After 18 years of flying, Virgin Australia has entered voluntary administration. In a worrying sign to the aviation industry as a whole, its demise could be one of several airlines to collapse as a result of the coronavirus.

Originally titled Virgin Blue, the low-cost air travel company was floated on the Australian Stock Exchange in 2003 and became a full-service airline in 2012. Virgin Australia soon became the country’s second largest carrier, and its collapse will be a blow to Australia’s flight capacity.

Virgin Australia is part of billionaire Richard Branson's Virgin Group, and other airlines within the group are also facing financial crisis as a result of the outbreak, and the near collapse of international travel it has caused.

In Australia, the coronavirus crisis left Virgin Australia unable to repay a debt of about $5 billion it had already been struggling with. The Australian government refused the company a bailout of $1.4 billion. While an alternative government offer of $715 million to subsidise running costs alone was considered too low to support the company while all flights were grounded.

Australia now appears on track to loosen its lockdown measures in the coming weeks. There has been a levelling off in the number of deaths and confirmed cases from Australian public health. Should the Australian Department of Health benchmarks be met, their tough measures could soon end, but all too late for Virgin Australia.

Virgin Australia Check in

No more check-ins, April 2020 sees the end of Virgin Australia international and domestic flights.

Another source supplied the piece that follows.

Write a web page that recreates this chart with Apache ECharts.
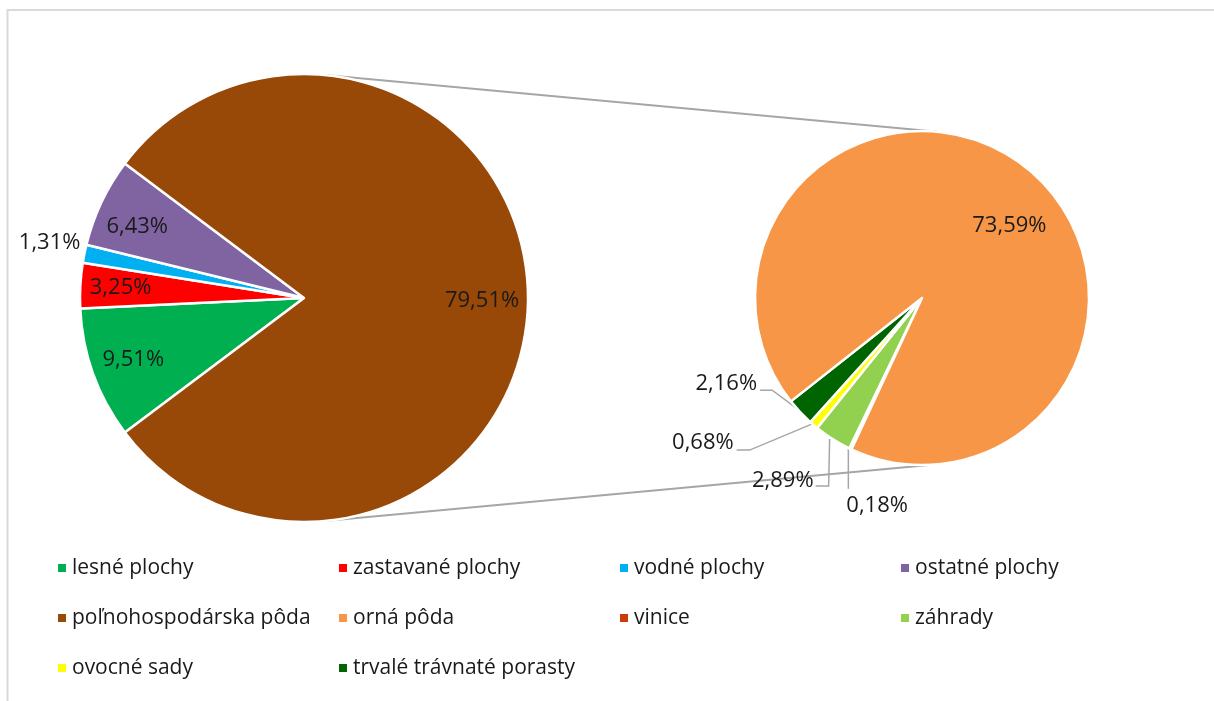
<!DOCTYPE html>
<html><head><meta charset="utf-8">
<script src="https://cdn.jsdelivr.net/npm/echarts@6/dist/echarts.min.js"></script>
<style>html,body{margin:0;padding:0;background:#fff;overflow:hidden}#c{width:1214px;height:701px}</style>
</head><body><div id="c"></div>
<script>
// ---- data ----
const mainCategories = ['lesné plochy', 'zastavané plochy', 'vodné plochy', 'ostatné plochy', 'poľnohospodárska pôda'];
const mainValues = [9.51, 3.25, 1.31, 6.43, 79.51];
const mainColors = ['#00b050', '#ff0000', '#00b0f0', '#8064a2', '#984807'];
const subCategories = ['vinice', 'záhrady', 'ovocné sady', 'trvalé trávnaté porasty', 'orná pôda'];
const subValues = [0.18, 2.89, 0.68, 2.16, 73.59];
const subColors = ['#cc3b0a', '#92d050', '#ffff00', '#006400', '#f79646'];
const legendOrder = ['lesné plochy', 'zastavané plochy', 'vodné plochy', 'ostatné plochy',
  'poľnohospodárska pôda', 'orná pôda', 'vinice', 'záhrady', 'ovocné sady', 'trvalé trávnaté porasty'];

// ---- layout ----
const FONT = '"Open Sans", sans-serif';
const TXT = '#1a1a1a';
const sum = a => a.reduce((s, v) => s + v, 0);
const G1 = { cx: 304, cy: 298, r: 224 };
G1.start = 180 + (sum(mainValues.slice(0, 4)) / sum(mainValues)) * 180;
const G2 = { cx: 922, cy: 298, r: 167, start: 245 };

function midAngle(values, start, i) {
  const total = sum(values);
  const cum = sum(values.slice(0, i));
  return start - (cum + values[i] / 2) / total * 360;
}
function pt(g, ang, rad) {
  const a = ang * Math.PI / 180;
  return [g.cx + rad * Math.cos(a), g.cy - rad * Math.sin(a)];
}

const mainLabelSpec = [
  { rf: 0.81 },
  { rf: 0.82 },
  { out: true, dx: -4, dy: -11, align: 'right' },
  { rf: 0.81, ang: 156.8 },
  { rf: 0.795, ang: -1 }
];
const subLabelSpec = [
  { out: true, dx: -4, dy: 57, align: 'left', line: [[-2, 0], [-2, 40]] },
  { out: true, dx: -19, dy: 42, align: 'right', line: [[-3, 0], [-4, 47], [-17, 47]] },
  { out: true, dx: -80, dy: 18, align: 'right', line: [[-2, -1], [-64, 25], [-77, 25]] },
  { out: true, dx: -43, dy: -28, align: 'right', line: [[-1, -2], [-28, -22], [-40, -22]] },
  { rf: 0.68, ang: 39.7 }
];

function makeLayout(g, values, specs) {
  return function (params) {
    const i = params.dataIndex;
    const s = specs[i];
    const m = midAngle(values, g.start, i);
    if (!s.out) {
      const p = pt(g, s.ang != null ? s.ang : m, g.r * s.rf);
      return { x: p[0], y: p[1], align: 'center', verticalAlign: 'middle' };
    }
    const a = pt(g, m, g.r);
    const res = { x: a[0] + s.dx, y: a[1] + s.dy, align: s.align, verticalAlign: 'middle' };
    if (s.line) res.labelLinePoints = s.line.map(q => [a[0] + q[0], a[1] + q[1]]);
    return res;
  };
}

function buildData(names, values, colors, specs) {
  return names.map((n, i) => ({
    name: n,
    value: values[i],
    itemStyle: { color: colors[i] },
    label: { position: specs[i].out ? 'outside' : 'inside' },
    labelLine: { show: !!specs[i].line }
  }));
}

function tangent(a, b, side) {
  const dx = b.cx - a.cx, dy = b.cy - a.cy;
  const d = Math.hypot(dx, dy);
  const ux = dx / d, uy = dy / d;
  const k = (a.r - b.r) / d;
  const h = Math.sqrt(1 - k * k);
  const px = -uy * side, py = ux * side;
  const nx = k * ux + h * px, ny = k * uy + h * py;
  return { x1: a.cx + a.r * nx, y1: a.cy + a.r * ny, x2: b.cx + b.r * nx, y2: b.cy + b.r * ny };
}

const fmt = p => p.value.toFixed(2).replace('.', ',') + '%';
const labelBase = { show: true, formatter: fmt, color: TXT, fontSize: 22, fontFamily: FONT, rotate: 0 };

const chart = echarts.init(document.getElementById('c'), null, { renderer: 'canvas' });
chart.setOption({
  animation: false,
  backgroundColor: '#fff',
  legend: {
    data: legendOrder,
    left: 56, top: 553, width: 1110,
    padding: 0,
    orient: 'horizontal',
    icon: 'rect', itemWidth: 10, itemHeight: 10, itemGap: 20,
    selectedMode: false,
    textStyle: { fontSize: 21, fontFamily: FONT, color: TXT, width: 245, lineHeight: 30 }
  },
  graphic: [
    { type: 'rect', z: 0, silent: true, shape: { x: 7.5, y: 10, width: 1400, height: 900 },
      style: { fill: null, stroke: '#d9d9d9', lineWidth: 2 } },
    { type: 'line', z: 0, silent: true, shape: tangent(G1, G2, -1), style: { stroke: '#a6a6a6', lineWidth: 2 } },
    { type: 'line', z: 0, silent: true, shape: tangent(G1, G2, 1), style: { stroke: '#a6a6a6', lineWidth: 2 } }
  ],
  series: [
    {
      type: 'pie', z: 2,
      center: [G1.cx, G1.cy], radius: G1.r,
      startAngle: G1.start, clockwise: true,
      avoidLabelOverlap: false,
      emphasis: { disabled: true },
      itemStyle: { borderColor: '#fff', borderWidth: 2.5 },
      label: labelBase,
      labelLine: { show: false, length: 2, length2: 0 },
      labelLayout: makeLayout(G1, mainValues, mainLabelSpec),
      data: buildData(mainCategories, mainValues, mainColors, mainLabelSpec)
    },
    {
      type: 'pie', z: 2,
      center: [G2.cx, G2.cy], radius: G2.r,
      startAngle: G2.start, clockwise: true,
      avoidLabelOverlap: false,
      emphasis: { disabled: true },
      itemStyle: { borderColor: '#fff', borderWidth: 2.5 },
      label: labelBase,
      labelLine: { length: 10, length2: 10, lineStyle: { color: '#a6a6a6', width: 1.5 } },
      labelLayout: makeLayout(G2, subValues, subLabelSpec),
      data: buildData(subCategories, subValues, subColors, subLabelSpec)
    }
  ]
});
</script>
</body></html>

Branson put some blame for the airline’s collapse on the Australian government. He said, "In most countries, federal governments have stepped in, in this unprecedented crisis for aviation, to help their airlines. Sadly that has not happened in Australia." However, he went on to say he was, "determined to see Virgin Australia back up and running soon."

The International Air Transport Association estimates that the Covid-19 crisis could lead to a $314 billion drop in global airline passenger revenue. Virgin Australia is not the first airline lost in the wake of the coronavirus, with the UK’s FlyBe already shutting down earlier this year, and it may not be the last. Branson’s Virgin Atlantic is also asking for help from the UK government, and others have reduced staff in a desperate attempt to reduce costs while unable to fly.

The aviation industry is certainly one of the worst hit as a result of the coronavirus, and with so many companies closing, many are wondering how, and if, the landscape of international flights will ever recover.

The collapse of Virgin Australia is just one more indicator of the devastating economic effect of the global crisis, and not just on airlines. All governments are facing huge economic decisions on where they draw the line for business subsidies, and the amount they spend now, will have far reaching effects on the global economy for years to come.